Task directions
Where a line of the material contains the string "this", copy that line.

* * * *

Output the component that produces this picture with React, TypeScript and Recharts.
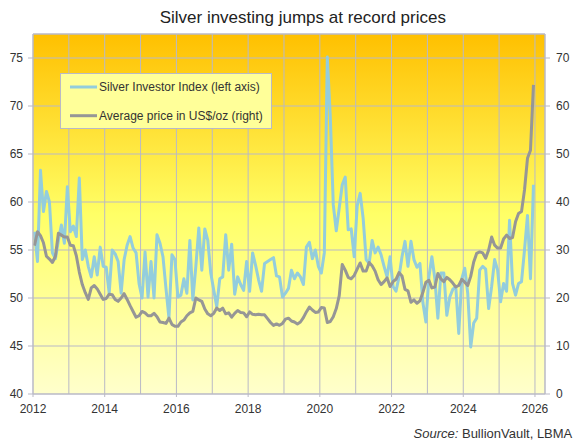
import React from 'react';
import { LineChart, Line, XAxis, YAxis, CartesianGrid, Legend, ReferenceLine } from 'recharts';

const TITLE = 'Silver investing jumps at record prices';
const SERIES_SII = 'Silver Investor Index (left axis)';
const SERIES_PRICE = 'Average price in US$/oz (right)';
const SOURCE_LABEL = 'Source:';
const SOURCE_TEXT = ' BullionVault, LBMA';

const START_YEAR = 2012;
const X_MAX = 2026.28;
const YEAR_TICKS = [2012, 2013, 2014, 2015, 2016, 2017, 2018, 2019, 2020, 2021, 2022, 2023, 2024, 2025, 2026];
const LEFT_TICKS = [40, 45, 50, 55, 60, 65, 70, 75];
const LEFT_DOMAIN = [40, 77.5];
const RIGHT_TICKS = [0, 10, 20, 30, 40, 50, 60, 70];
const RIGHT_DOMAIN = [0, 75];

// Silver Investor Index, monthly Jan 2012 - Dec 2025 (left axis)
const SII = [
  56.9, 53.8, 63.3, 59.0, 61.1, 60.0, 54.7, 54.1, 56.0, 57.6, 55.7, 61.6,
  56.9, 57.5, 56.4, 62.5, 54.0, 55.0, 53.3, 52.2, 54.3, 52.4, 55.3, 53.3,
  53.2, 50.5, 55.0, 54.6, 53.8, 50.5, 54.0, 55.5, 56.4, 55.2, 54.7, 51.5,
  50.0, 54.8, 50.1, 53.8, 50.0, 56.6, 55.7, 54.3, 51.0, 47.9, 54.5, 54.0,
  50.1, 50.3, 52.0, 50.5, 56.0, 49.8, 53.3, 57.3, 52.9, 57.2, 56.0, 52.6,
  50.8, 49.1, 52.0, 52.2, 56.6, 52.9, 55.6, 50.4, 52.2, 51.4, 50.8, 53.8,
  50.7, 54.7, 53.4, 51.9, 50.7, 53.6, 53.8, 54.0, 54.2, 52.3, 52.2, 50.1,
  50.5, 51.0, 52.9, 52.0, 52.6, 52.2, 51.4, 55.3, 55.8, 54.1, 55.0, 53.3,
  52.6, 54.7, 75.1, 68.9, 59.7, 57.0, 59.4, 61.8, 62.6, 57.1, 57.2, 54.3,
  59.6, 60.9, 58.3, 54.0, 53.6, 56.0, 54.7, 55.3, 54.5, 53.3, 52.2, 54.3,
  51.2, 50.7, 52.2, 54.3, 55.9, 53.3, 55.9, 54.0, 53.2, 53.6, 49.5, 47.5,
  52.2, 54.3, 52.0, 47.9, 52.6, 52.6, 48.2, 50.1, 50.9, 51.2, 46.3, 52.0,
  53.1, 50.5, 44.9, 47.4, 47.9, 52.9, 53.3, 53.0, 48.9, 51.2, 54.0, 52.9,
  49.6, 51.5, 50.7, 58.1, 51.5, 50.3, 51.5, 51.7, 55.0, 58.6, 52.0, 61.8,
];

// Average silver price, US$/oz, monthly Jan 2012 - Dec 2025 (right axis)
const PRICE = [
  30.9, 33.8, 33.0, 31.5, 28.7, 28.1, 27.4, 28.7, 33.5, 33.1, 32.7, 32.7,
  31.0, 30.9, 28.8, 25.4, 22.8, 21.1, 19.7, 22.1, 22.6, 21.9, 20.8, 19.7,
  19.9, 20.8, 20.7, 19.7, 19.3, 20.0, 20.9, 19.7, 18.4, 17.2, 16.0, 16.3,
  17.2, 16.9, 16.3, 16.3, 16.8, 16.1, 15.0, 14.9, 14.7, 15.8, 14.5, 14.1,
  14.1, 15.0, 15.4, 16.3, 16.9, 17.2, 20.0, 19.6, 19.3, 17.7, 16.7, 16.3,
  16.8, 17.9, 17.4, 17.9, 16.7, 16.9, 16.0, 16.8, 17.4, 17.0, 16.9, 16.1,
  17.1, 16.6, 16.5, 16.6, 16.5, 16.5, 15.7, 14.9, 14.3, 14.6, 14.3, 14.7,
  15.6, 15.8, 15.2, 15.0, 14.6, 15.0, 15.9, 17.1, 18.1, 17.5, 17.0, 17.1,
  18.0, 17.9, 14.9, 15.1, 16.1, 17.8, 20.5, 27.0, 25.8, 24.3, 24.0, 24.7,
  26.0, 27.3, 25.6, 25.6, 27.4, 26.7, 25.6, 23.8, 22.8, 23.4, 24.2, 22.4,
  23.4, 23.9, 25.3, 24.6, 21.8, 21.5, 19.1, 19.6, 18.9, 19.4, 21.2, 23.3,
  23.7, 22.1, 22.3, 25.1, 24.0, 23.4, 24.3, 23.8, 23.1, 22.3, 22.6, 23.9,
  23.3, 22.6, 24.5, 27.5, 29.3, 29.6, 29.4, 28.3, 30.0, 32.7, 31.0, 30.4,
  30.4, 32.3, 33.1, 32.4, 32.6, 35.9, 37.6, 38.0, 42.5, 49.1, 50.8, 64.4,
];

const W = 578;
const H = 442;
const BLUE = '#93CDDD';
const GRAY = '#969696';
const GRID = '#B9B9C6';
const TEXT = '#333333';
const FONT = '"Liberation Sans", Arial, Helvetica, sans-serif';

const data = SII.map((v, i) => ({ t: START_YEAR + (i + 0.5) / 12, sii: v, price: PRICE[i] }));

function YearTick(props: any) {
  const { x, y, payload } = props;
  const yr = payload.value;
  if (yr % 2 !== 0) return <g />;
  return (
    <g>
      <line x1={x} x2={x} y1={y - 10} y2={y - 7} stroke={GRID} strokeWidth={1} />
      <text x={x} y={y} dy="0.71em" textAnchor="middle" fontSize={12} fill={TEXT} fontFamily={FONT}>
        {yr}
      </text>
    </g>
  );
}

function LegendBox() {
  return (
    <div
      style={{
        width: 212,
        height: 56,
        boxSizing: 'border-box',
        border: `1px solid ${GRID}`,
        background: '#FFFF99',
      }}
    >
      <svg width={210} height={54} style={{ display: 'block' }}>
        <line x1={9} x2={36} y1={13} y2={13} stroke={BLUE} strokeWidth={3} />
        <text x={38} y={17} fontSize={12} fill={TEXT} fontFamily={FONT}>
          {SERIES_SII}
        </text>
        <line x1={9} x2={36} y1={41.7} y2={41.7} stroke={GRAY} strokeWidth={3} />
        <text x={38} y={45.7} fontSize={12} fill={TEXT} fontFamily={FONT}>
          {SERIES_PRICE}
        </text>
      </svg>
    </div>
  );
}

export default function App() {
  return (
    <div
      style={{
        position: 'absolute',
        left: 0,
        top: 0,
        width: W,
        height: H,
        background: '#ffffff',
        fontFamily: FONT,
      }}
    >
      <LineChart width={W} height={H} data={data} margin={{ top: 34, right: 0, bottom: 0, left: 0 }}>
        <defs>
          <linearGradient id="plotBg" x1="0" y1="0" x2="0" y2="1">
            <stop offset="0%" stopColor="#FFC000" />
            <stop offset="50%" stopColor="#FFFF66" />
            <stop offset="100%" stopColor="#FFFFCC" />
          </linearGradient>
        </defs>
        <CartesianGrid
          yAxisId="left"
          fill="url(#plotBg)"
          fillOpacity={1}
          stroke={GRID}
          strokeWidth={1}
        />
        <XAxis
          dataKey="t"
          type="number"
          domain={[START_YEAR, X_MAX]}
          ticks={YEAR_TICKS}
          interval={0}
          allowDataOverflow
          height={48}
          tickSize={3}
          tickMargin={7}
          tickLine={false}
          axisLine={{ stroke: GRID }}
          tick={<YearTick />}
        />
        <YAxis
          yAxisId="left"
          domain={LEFT_DOMAIN}
          ticks={LEFT_TICKS}
          allowDataOverflow
          width={33}
          tickSize={5}
          tickMargin={5}
          axisLine={{ stroke: GRID }}
          tickLine={{ stroke: GRID }}
          tick={{ fontSize: 12, fill: TEXT, fontFamily: FONT }}
        />
        <YAxis
          yAxisId="right"
          orientation="right"
          domain={RIGHT_DOMAIN}
          ticks={RIGHT_TICKS}
          allowDataOverflow
          width={33}
          tickSize={5}
          tickMargin={6}
          axisLine={{ stroke: GRID }}
          tickLine={{ stroke: GRID }}
          tick={{ fontSize: 12, fill: TEXT, fontFamily: FONT, textAnchor: 'start' }}
        />
        <ReferenceLine yAxisId="left" y={LEFT_DOMAIN[1]} stroke={GRID} strokeWidth={1} />
        <Line
          yAxisId="left"
          dataKey="sii"
          name={SERIES_SII}
          stroke={BLUE}
          strokeWidth={3}
          dot={false}
          strokeLinejoin="round"
          isAnimationActive={false}
        />
        <Line
          yAxisId="right"
          dataKey="price"
          name={SERIES_PRICE}
          stroke={GRAY}
          strokeWidth={3}
          dot={false}
          strokeLinejoin="round"
          isAnimationActive={false}
        />
        <Legend
          layout="vertical"
          align="center"
          verticalAlign="middle"
          wrapperStyle={{ left: 60, top: 73, width: 212, height: 56, lineHeight: 0 }}
          content={() => <LegendBox />}
        />
      </LineChart>
      <svg
        width={W}
        height={H}
        style={{ position: 'absolute', left: 0, top: 0, pointerEvents: 'none' }}
      >
        <text x={302.8} y={23.3} textAnchor="middle" fontSize={17} fill="#222" fontFamily={FONT}>
          {TITLE}
        </text>
        <text x={572.3} y={437.5} textAnchor="end" fontSize={13} fill={TEXT} fontFamily={FONT}>
          <tspan fontStyle="italic">{SOURCE_LABEL}</tspan>
          <tspan>{SOURCE_TEXT}</tspan>
        </text>
      </svg>
    </div>
  );
}
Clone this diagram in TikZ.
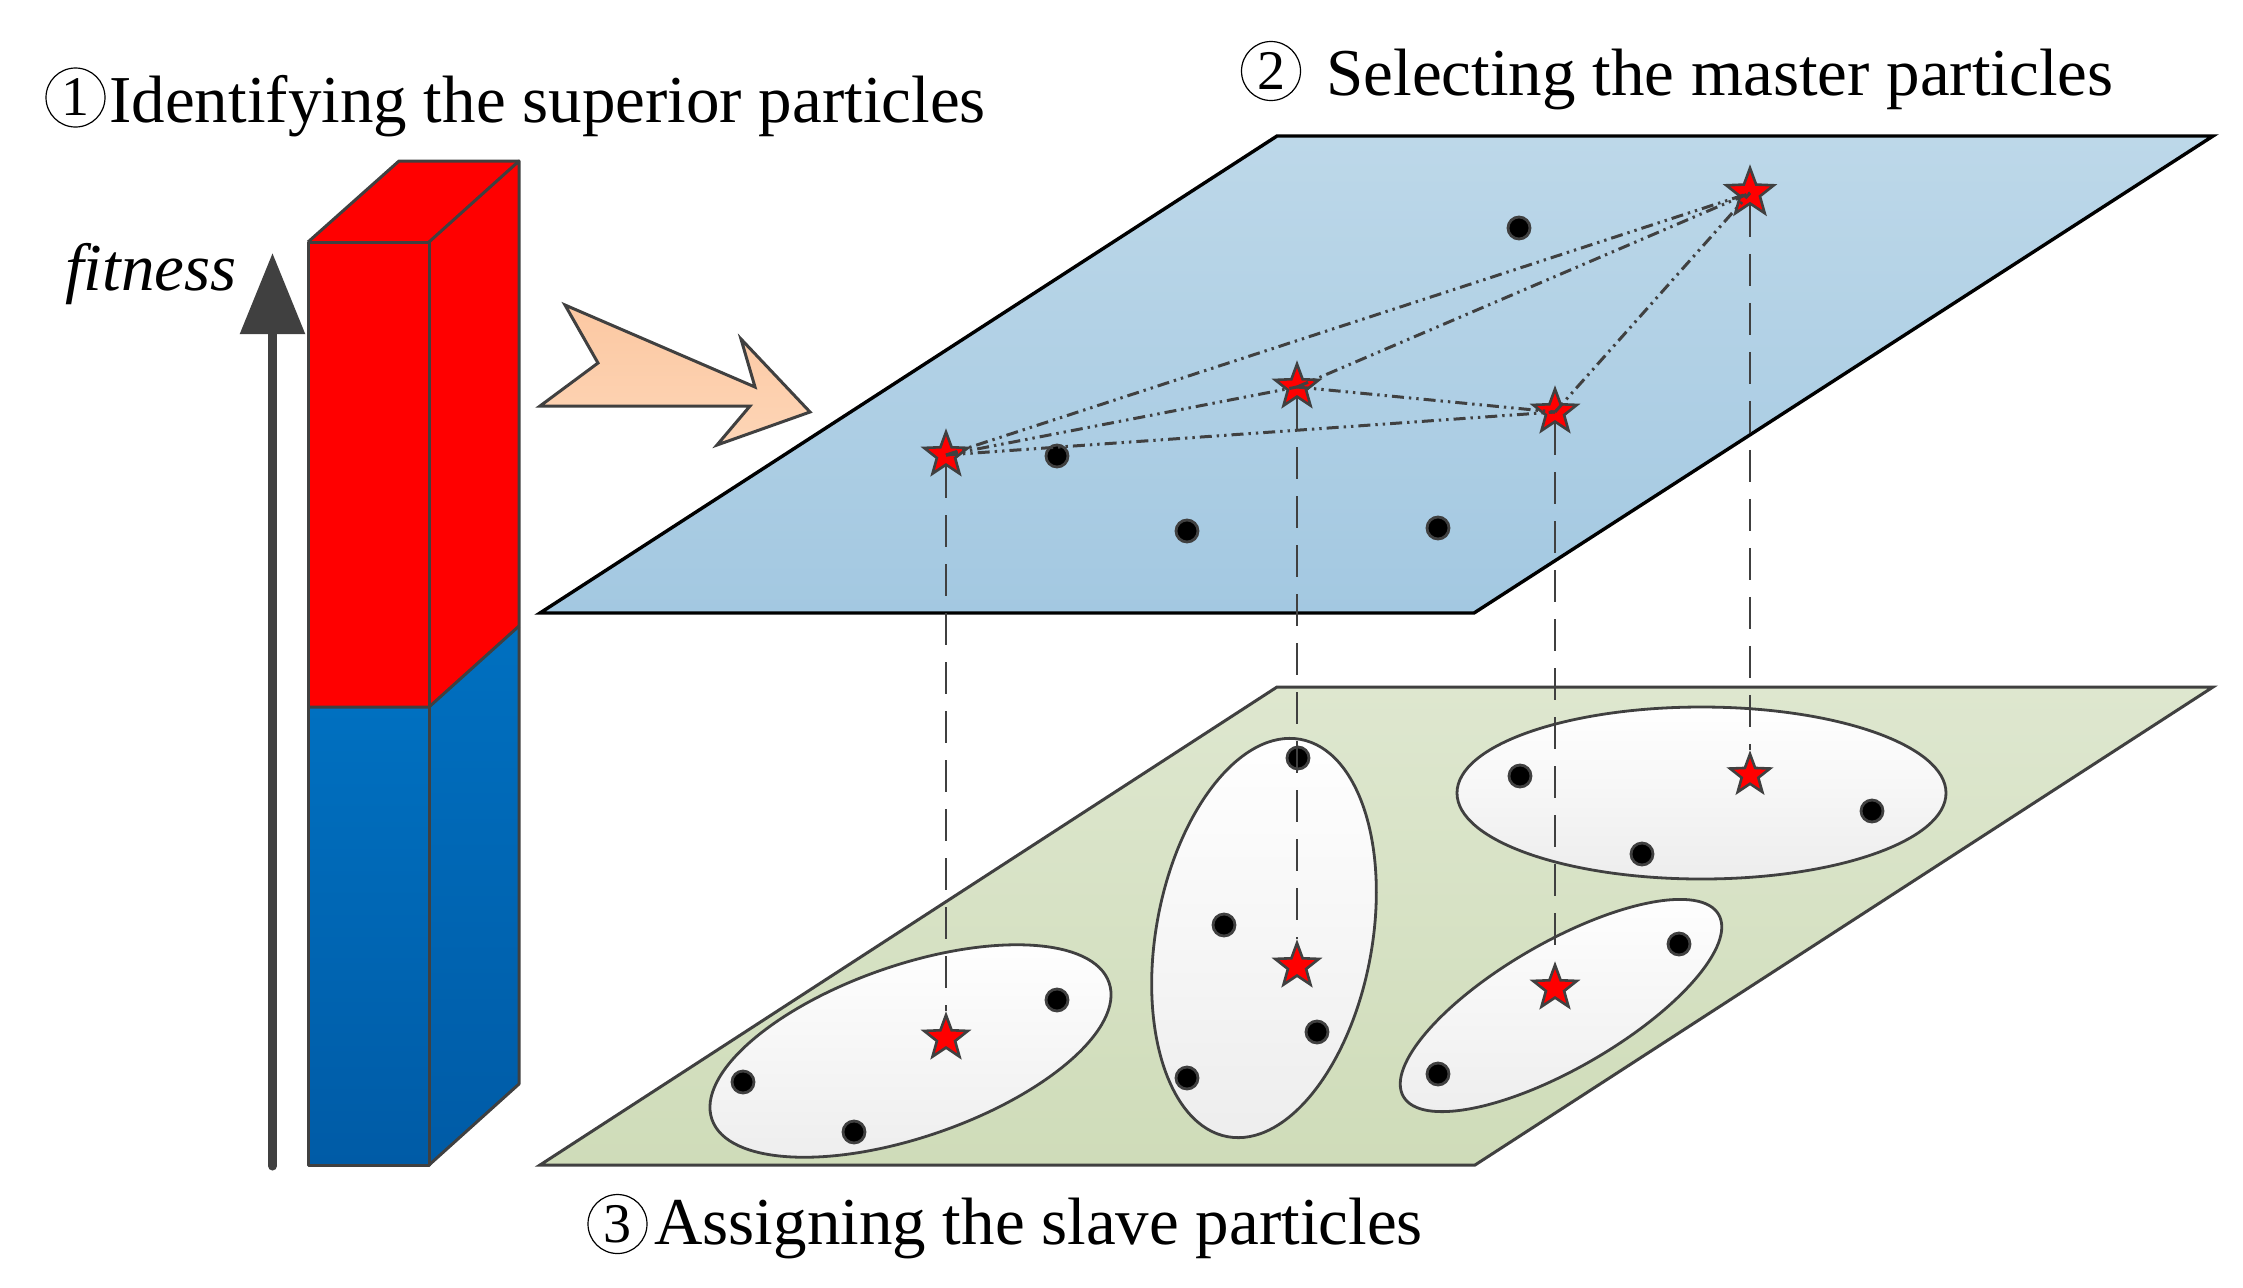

* * * *

Task solution
Output the component that produces this picture with React, TypeScript and Recharts.
Clone this diagram in TikZ.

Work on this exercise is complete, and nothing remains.